Schließlich erscheint die Geschichte ziemlich unlogisch, und außerdem liefern die Befragungen der Nachbarschaft weit bessere Informationen. Jemand behauptet, der Mord sei ein Racheakt an einem Verwandten des Mädchens gewesen, ein anderer schildert ihn als brutale Tat eines Dealers, der den Leuten im Viertel einfach mal zeigen wollte, dass mit ihm nicht zu spaßen sei. Man redet über zwei rivalisierende Drogenhändler, die beide kein hieb- und stichfestes Alibi haben.
Zur Belustigung der anderen Detectives kommt Edgerton endlich einmal jeden Morgen in aller Frühe ins Dezernat, schnappt sich die Schlüssel eines Cavalier und verschwindet in West Baltimore. Nachmittags bleibt er meist lange über den Schichtwechsel hinaus im Dienst, und oft fährt er erst am späten Abend nach Hause. An einigen Tagen bricht er mit Nolan auf, an anderen zieht er solo los, wohin, ist allen ein Rätsel. Allein auf den Straßen, kann Edgerton mehr erreichen als mancher andere mit Partner. Er weiß den Vorteil zu nutzen, als Einzelgänger unterwegs zu sein, was seine Kritiker nicht einsehen wollen. Einige Detectives des Morddezernats würden niemals ohne Partner in die Ghettos fahren, nach West Baltimore wagen sie sich immer nur zu zweit.
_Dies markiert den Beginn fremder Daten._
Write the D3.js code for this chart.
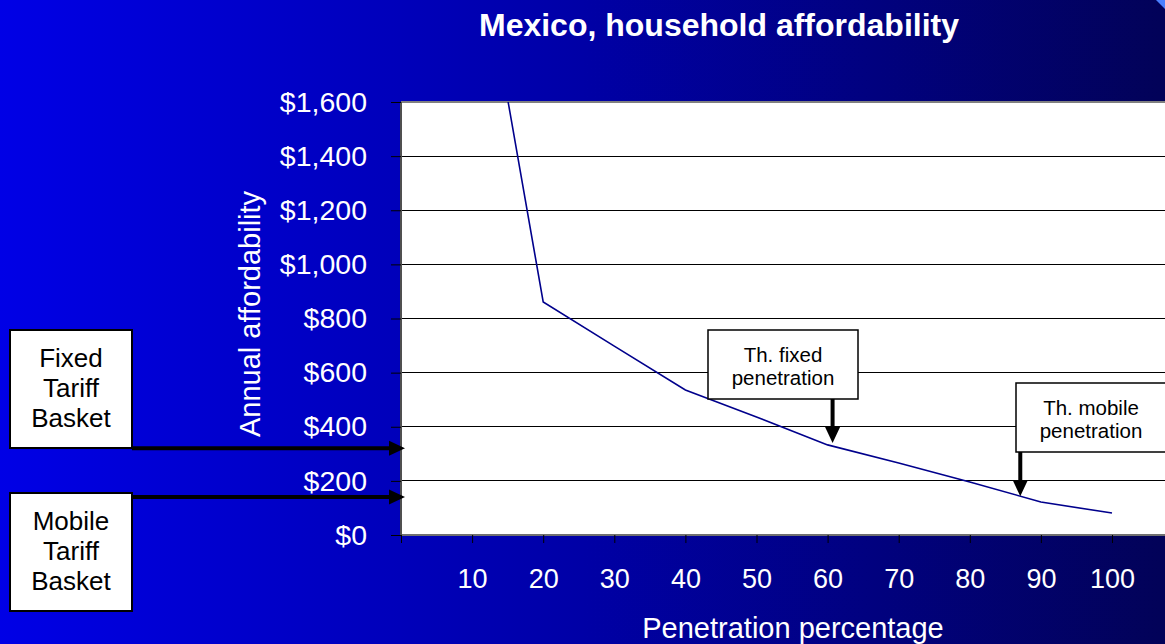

»Brauchst du Begleitung?«, lautet die Routinefrage. Und wenn sich doch mal ein Ermittler allein in die Slums traut, gibt man ihm gute Ratschläge mit auf den Weg: »Sei bloß vorsichtig, Kumpel, lass dich nicht drankriegen.«
Edgertons Distanziertheit ermöglicht ihm die Erkenntnis, dass das Gemeinschaftsgefühl im Dezernat auch ein Hindernis sein kann. Wenn Edgerton allein durch die Hochhaussozialsiedlungen streift, treibt er meist auch Zeugen auf, während andere Detectives, die zu zweit oder dritt unterwegs sind, häufig genug mit leeren Händen zurückkommen. Gerade die brauchbarsten und bereitwilligsten Zeugen sprechen eben eher mit einem Detective als mit zweien, während es unwillige undmisstrauische Zeugen schon als Razzia ansehen, wenn Detectives gleich zu dritt anrücken. Am Ende gibt es nur eins: Wer einen Mord aufklären will, der muss seinen Hintern hochkriegen, raus auf die Straße gehen und Zeugen auftreiben.
Alle guten Detectives wissen das. Auch Worden liefert oft die besten Ergebnisse, wenn er allein in einem Cavalier loszieht und in aller Ruhe mit Leuten spricht, die abweisend reagieren würden, wenn außerdem noch James und Brown in der Tür stehen würden. Aber es gibt eben Detectives im Dezernat, die sich das nicht zutrauen.
Edgerton sind solche Ängste fremd, und diese Einstellung ist sein Schutzschild. Zwei Monate zuvor war er draußen Ecke Edmondson und Payson bei einem Drogenmord, und ohne groß nachzudenken, verließ er den Tatort und ging allein das verrufenste Stück der Edmondson Avenue hinunter, geradewegs durch ein Grüppchen junger Dealer, unbekümmert wie Charlton Heston in einem Studio von Universal. Er suchte Zeugen, oder zumindest jemanden, der bereit war, einem Cop zuzuflüstern, was eine Stunde zuvor auf der Payson Street geschehen war. Aber er erntete nur finstere Blicke und kalte Wut aus fünfzig schwarzen Gesichtern.
Doch er ging unbeirrt weiter, ohne von der Feindseligkeit Notiz zu nehmen, bis er an der Ecke Edmondson und Brice einen Vierzehn- oder Fünfzehnjährigen dabei beobachtete, wie er eine Papiertüte an einen Älteren weiterreichte, der damit um die Ecke verschwand. Das war die Gelegenheit, auf die Edgerton gewartet hatte.